Emine Uçak Erdoğan: 6-7 Eylül’de çok ağır şeyler yaşandığını yeni yeni konuşan bir toplumuz. O dönemlerde bu kadar ağır şeyler yaşandığını kabul eden insan sayısı çok az.
Ayşe Öktem: Tabii, çünkü bilmiyoruz. Sadece yaşayanlar biliyor. Yaşayanlar, ailesinden duyanlar biliyor. Yaşamayanlar bilmiyor.
Emine Uçak Erdoğan: Siz dernek olarak birlikte hatırlamanın koşullarını oluşturmak için hangi çalışmaları yapıyorsunuz?

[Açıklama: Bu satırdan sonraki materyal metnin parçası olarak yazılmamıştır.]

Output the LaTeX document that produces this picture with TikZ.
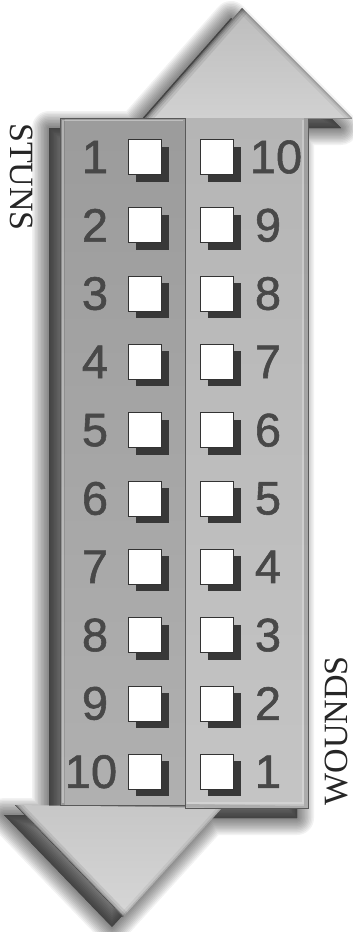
\documentclass[tikz,border=0pt]{standalone}
\usepackage{fontspec}
\setmainfont{Liberation Serif}
\newfontfamily\digitfont[FakeBold=1.2]{Liberation Sans}
\begin{document}
\begin{tikzpicture}[x=1pt,y=-1pt]
\definecolor{numgray}{HTML}{484848}
\tikzset{
  numtxt/.style={font=\digitfont\fontsize{47}{47}\selectfont, text=numgray, inner sep=0pt},
  sqwhite/.style={draw=black!80, line width=0.8pt, fill=white, minimum width=33pt, minimum height=35pt, inner sep=0pt},
  sqshadow/.style={fill=black!78, minimum width=33pt, minimum height=35pt, inner sep=0pt},
  sidelabel/.style={font=\fontsize{34}{34}\selectfont, text=black!85, inner sep=0pt},
  edge/.style={line width=1pt, draw=black!65},
}
\useasboundingbox (0,0) rectangle (353,932);
\fill[white] (0,0) rectangle (353,932);
\def\outline{(242,8) -- (352,118) -- (308,118) -- (308,808) -- (222,808) -- (123,917) -- (15,805) -- (60,805) -- (60,118) -- (145,118) -- cycle}
% soft shadow
\begin{scope}[shift={(-11,10)}]
  \foreach \w in {34,31,...,1}
    \filldraw[black, opacity=0.05, line width=\w pt, line join=round] \outline;
\end{scope}
% up arrow head
\shade[top color=black!26, bottom color=black!18] (145,118) -- (242,8) -- (352,118) -- cycle;
\begin{scope}
  \clip (145,118) -- (242,8) -- (352,118) -- cycle;
  \foreach \w/\o in {14/0.08, 9/0.1, 5/0.14, 2/0.2}
    \draw[black, opacity=\o, line width=\w pt] (145,118) -- (242,8);
  \foreach \w/\o in {10/0.05, 5/0.08, 2/0.12}
    \draw[black, opacity=\o, line width=\w pt] (242,8) -- (352,118);
\end{scope}
% up arrow shaft (right panel)
\shade[top color=black!29, bottom color=black!23] (185,118) rectangle (308,808);
\begin{scope}
  \clip (185,118) rectangle (308,808);
  \draw[black, opacity=0.12, line width=4pt] (306,118) -- (306,808) -- (185,806);
  \draw[white, opacity=0.25, line width=1.5pt] (303,120) -- (303,803) -- (187,803);
\end{scope}
% down arrow head
\shade[top color=black!22, bottom color=black!16] (15,805) -- (222,808) -- (123,917) -- cycle;
\begin{scope}
  \clip (15,805) -- (222,808) -- (123,917) -- cycle;
  \foreach \w/\o in {12/0.08, 7/0.1, 3/0.18}
    \draw[black, opacity=\o, line width=\w pt] (15,805) -- (123,917);
  \draw[black, opacity=0.5, line width=1pt] (15,805) -- (123,917);
  \foreach \w/\o in {8/0.05, 3/0.1}
    \draw[black, opacity=\o, line width=\w pt] (222,808) -- (123,917);
\end{scope}
% left panel (down arrow shaft)
\shade[top color=black!39, bottom color=black!31] (60,118) rectangle (185,805);
\begin{scope}
  \clip (60,118) rectangle (185,805);
  \draw[black, opacity=0.12, line width=6pt] (62,805) -- (62,118);
\end{scope}
\draw[white, opacity=0.35, line width=1.5pt] (63,803) -- (63,120.5) -- (183,120.5);
\draw[edge] (60,118) rectangle (185,805);
% right panel edges
\draw[edge] (185,118) -- (185,808) -- (308,808) -- (308,118);
\draw[edge, draw=black!45] (308,118) -- (352,118);
% side labels
\node[sidelabel, rotate=-90] (stuns) at (22,177) {STUNS};
\node[sidelabel, rotate=90] (wounds) at (336.5,731) {WOUNDS};
% rows
\foreach \i in {1,...,10} {
  \pgfmathsetmacro{\yy}{157+(\i-1)*68.3}
  \pgfmathtruncatemacro{\j}{11-\i}
  \node[sqshadow] (Lsh\i) at (152,\yy+7) {};
  \node[sqwhite] (Lsq\i) at (144.5,\yy) {};
  \node[sqshadow] (Rsh\i) at (224.5,\yy+7) {};
  \node[sqwhite] (Rsq\i) at (217,\yy) {};
  \ifnum\i=10
    \node[numtxt] (Ln\i) at (91,\yy) {\i};
  \else
    \node[numtxt] (Ln\i) at (95,\yy) {\i};
  \fi
  \ifnum\j=10
    \node[numtxt] (Rn\i) at (276,\yy) {\j};
  \else
    \node[numtxt] (Rn\i) at (268,\yy) {\j};
  \fi
}
\end{tikzpicture}
\end{document}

Ayşe Öktem: Farklı şeyleri deniyoruz. İşte, beraberce Değişim Programı projemiz var. Önümüzdeki haftalarda beraberce Güz Akademisi programımız başlayacak. Hatırlama, unutma, kent, kentin oluşumu, göç ve çokluk üzerine 6 haftalık bir Güz Akademisi olacak. Bunu sonra da devam ettirmek istiyoruz. Uzun vadede bir tür diyalog okulu, barış okulu, barış eğitimine dönüştürmek istiyoruz. Biz, zaten bir yetişkin eğitimi kurumuyuz. Özellikle gençleri barış dediğimiz konularda biraz daha güçlendirmek istiyoruz . Ama bütün “mahallelere” yaymak istiyoruz bunu. Bu, herkese hitap eden bir şey olmalı. Bunu deneyeceğiz. Bu projeyi devam ettirmeyi umut ediyoruz. Onun dışında birtakım pratik projelerimiz var. Mültecilerle yaptığımız projeler var. Onun da teorik alt yapısı, üst yapısı var. Çok dilli toplum, farklılıkları kabul eden bir toplum… Yani nefreti yenmenin bir yolu tabii ki karşındakini tanımak, onunla birlikte bir şey yapmaktan geçiyor. Üç hafta önce Kadıköy’de Birlikte Yaşam Festivali düzenledik. Müzikli-yemekli, forumlu-tartışmalı bir festivaldi. Önemli olan bir araya gelmemiz, konuşmamız. Birbirimizle konuşalım, birbirimizi tanıyalım ve birbirimizi kabul etmeyi öğrenelim. Farklılıklarımızı kabul etmeyi öğrenelim.